Role of polar localization of the silicon transporter OsLsi1 in metalloid uptake by rice roots

Abstract

Low silicon (Si) rice 1 (OsLsi1) is a key transporter mediating Si uptake in rice (Oryza sativa). It is polarly localized at the distal side of the root exodermis and endodermis. Although OsLsi1 is also permeable to other metalloids, such as boron (B), germanium (Ge), arsenic (As), antimony (Sb), and selenium (Se), the role of its polar localization in the uptake of these metalloids remains unclear. In this study, we investigated the role of OsLsi1 polar localization in metalloid uptake by examining transgenic rice plants expressing polarly or non-polarly localized OsLsi1 variants. Loss of OsLsi1 polar localization resulted in decreased accumulation of Ge, B, and As in shoots but increased Sb accumulation, while Se accumulation remained unaffected under normal conditions.

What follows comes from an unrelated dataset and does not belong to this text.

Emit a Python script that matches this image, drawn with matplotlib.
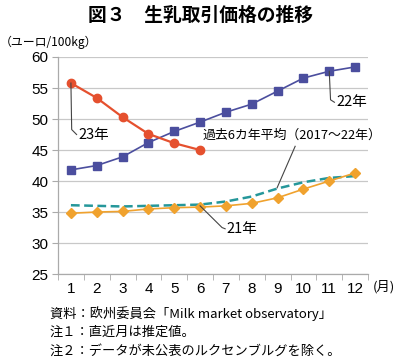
import matplotlib
matplotlib.use("Agg")
import matplotlib.pyplot as plt

plt.rcParams['font.family'] = ['Noto Sans CJK JP', 'DejaVu Sans']

months = list(range(1, 13))
month_labels = [str(m) for m in months]
y22 = [41.8, 42.5, 43.9, 46.2, 48.0, 49.5, 51.1, 52.4, 54.5, 56.6, 57.7, 58.4]
y23 = [55.8, 53.4, 50.3, 47.6, 46.1, 45.0]
y21 = [34.8, 35.0, 35.1, 35.5, 35.7, 35.8, 36.0, 36.4, 37.3, 38.7, 40.0, 41.3]
yavg = [36.1, 36.0, 35.9, 36.0, 36.1, 36.2, 36.7, 37.5, 38.8, 39.8, 40.5, 40.8]
yticks = [25, 30, 35, 40, 45, 50, 55, 60]

c22 = '#4b4e9e'
c23 = '#e5502e'
c21 = '#f0a22e'
cavg = '#25979a'

fig = plt.figure(figsize=(4.0, 3.63), dpi=100)
ax = fig.add_axes([0.145, 0.245, 0.775, 0.598])

ax.set_xlim(0.5, 12.5)
ax.set_ylim(25, 60)
ax.set_yticks(yticks)
ax.yaxis.grid(True, color='#c8c8c8', linewidth=0.9)
ax.set_axisbelow(True)
for s in ['top', 'right']:
    ax.spines[s].set_visible(False)
for s in ['left', 'bottom']:
    ax.spines[s].set_color('#aaaaaa')
    ax.spines[s].set_linewidth(0.9)

ax.set_xticks(months)
ax.set_xticklabels(month_labels, fontfamily='Liberation Sans', fontsize=11)
ax.set_xticks([m + 0.5 for m in range(0, 13)], minor=True)
ax.tick_params(axis='x', which='major', length=0, pad=6)
ax.tick_params(axis='x', which='minor', length=4, color='#aaaaaa', direction='out')
ax.tick_params(axis='y', length=4, color='#aaaaaa', labelsize=11, pad=3)
for lab in ax.get_yticklabels():
    lab.set_fontfamily('Liberation Sans')

ax.plot(months, yavg, color=cavg, linestyle=(0, (3.5, 1.8)), linewidth=1.8, zorder=3)
ax.plot(months, y21, color=c21, marker='D', markersize=5.5, linewidth=1.2, zorder=4)
ax.plot(months, y22, color=c22, marker='s', markersize=6, linewidth=1.2, zorder=4)
ax.plot(months[:len(y23)], y23, color=c23, marker='o', markersize=6, linewidth=1.6, zorder=5)

lc = '#444444'
# 23年
ax.plot([1.0, 1.03, 1.22], [55.8, 48.3, 47.5], color=lc, linewidth=0.8, zorder=6)
ax.text(1.3, 47.4, '23年', fontsize=10.5, va='center', ha='left', zorder=7)
# 22年
ax.plot([11.0, 11.05, 11.2], [57.7, 53.1, 52.7], color=lc, linewidth=0.8, zorder=6)
ax.text(11.28, 52.7, '22年', fontsize=10.5, va='center', ha='left', zorder=7)
# 21年
ax.plot([6.0, 6.85, 6.97], [36.0, 32.5, 32.3], color=lc, linewidth=0.8, zorder=6)
ax.text(7.03, 32.3, '21年', fontsize=10.5, va='center', ha='left', zorder=7)
# average
ax.plot([9.68, 8.98], [45.6, 38.9], color=lc, linewidth=0.8, zorder=6)
ax.text(6.1, 47.4, '過去6カ年平均（2017～22年）', fontsize=9.3, va='center', ha='left', zorder=7)

fig.text(0.5, 0.958, '図３　生乳取引価格の推移', fontsize=13.5, fontweight='bold', ha='center', va='center')
fig.text(0.0, 0.882, '（ユーロ/100kg）', fontsize=8.6, ha='left', va='center')
fig.text(0.932, 0.209, '(月)', fontsize=9.5, ha='left', va='center')

notes = ['資料：欧州委員会「Milk market observatory」',
         '注１：直近月は推定値。',
         '注２：データが未公表のルクセンブルグを除く。']
for i, t in enumerate(notes):
    fig.text(0.125, 0.137 - i * 0.053, t, fontsize=9.5, ha='left', va='center')

fig.savefig('out.png', dpi=100)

Experiments with varying B concentrations revealed that B uptake is significantly lower at low B concentrations (0.3–3 μM) but higher at high B concentrations (300 μM) in plants expressing non-polarly localized OsLsi1, despite the similar B permeability of both OsLsi1 variants in Xenopus oocytes and their comparable protein abundance in roots. Additionally, the loss of OsLsi1 polarity did not affect the abundance, localization, or high B-induced degradation of the borate transporter 1 (OsBOR1), an efflux transporter that cooperates with OsLsi1 for B uptake. Taken together, our findings demonstrate that the polar localization of OsLsi1 plays a critical role in regulating metalloid uptake, depending on the presence or absence of efflux transporters cooperating with OsLsi1.